We present here a new method for the simultaneous estimation of the derivative glottal waveform and the vocal tract filter. The algorithm is pitch-synchronous and uses overlapping frames of several glottal cycles to increase the robustness and quality of the estimation. Two parametric models for the glottal waveform are used: the KLGLOTT88 during the convex optimization iteration, and the LF model for the final parametrization. We use a synthetic corpus using real data published in several studies to evaluate the performance. A second corpus has been specially recorded for this work, consisting of isolated vowels uttered with different voice qualities. The algorithm has been found to perform well with most of the voice qualities present in the synthetic data-set in terms of glottal waveform matching. The performance is also good with the real vowel data-set in terms of resynthesis quality.

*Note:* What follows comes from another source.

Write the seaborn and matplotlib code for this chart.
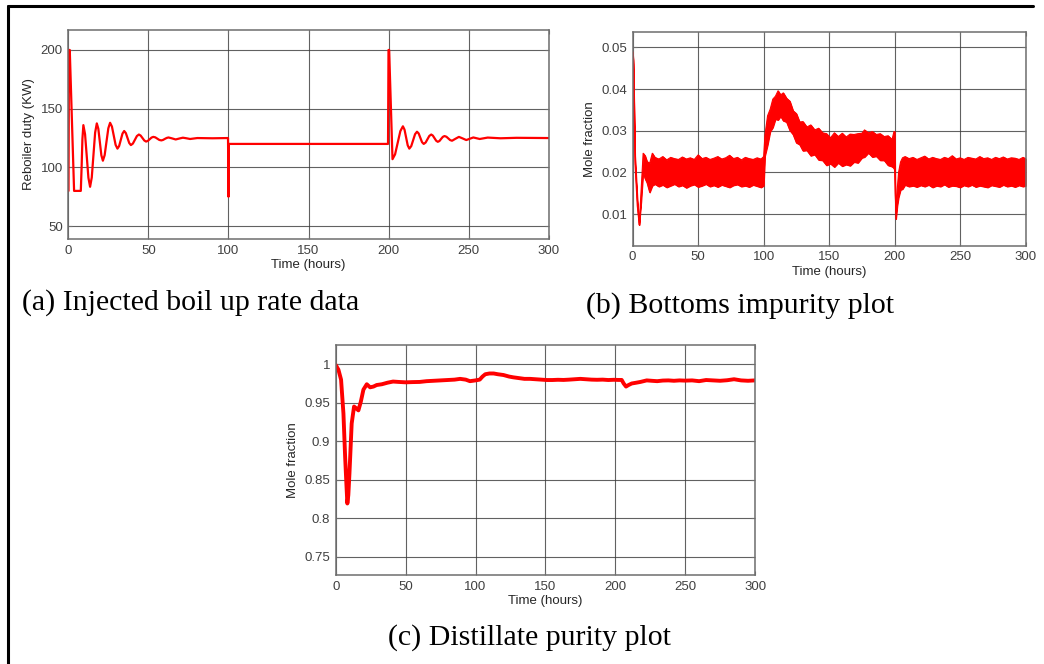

15:10Sliding Vocal-tract Model and its Application for Vowel Production

Takayuki Arai (Sophia University)

In a previous study, Arai implemented a sliding vocal-tract model based on Fant’s three-tube model and demonstrated its usefulness for education in acoustics and speech science. The sliding vocal-tract model consists of a long outer cylinder and a short inner cylinder, which simulates tongue constriction in the vocal tract. This model can produce different vowels by sliding the inner cylinder and changing the degree of constriction. In this study, we investigated the model’s coverage of vowels on the vowel space and explored its application for vowel production in the speech and hearing sciences.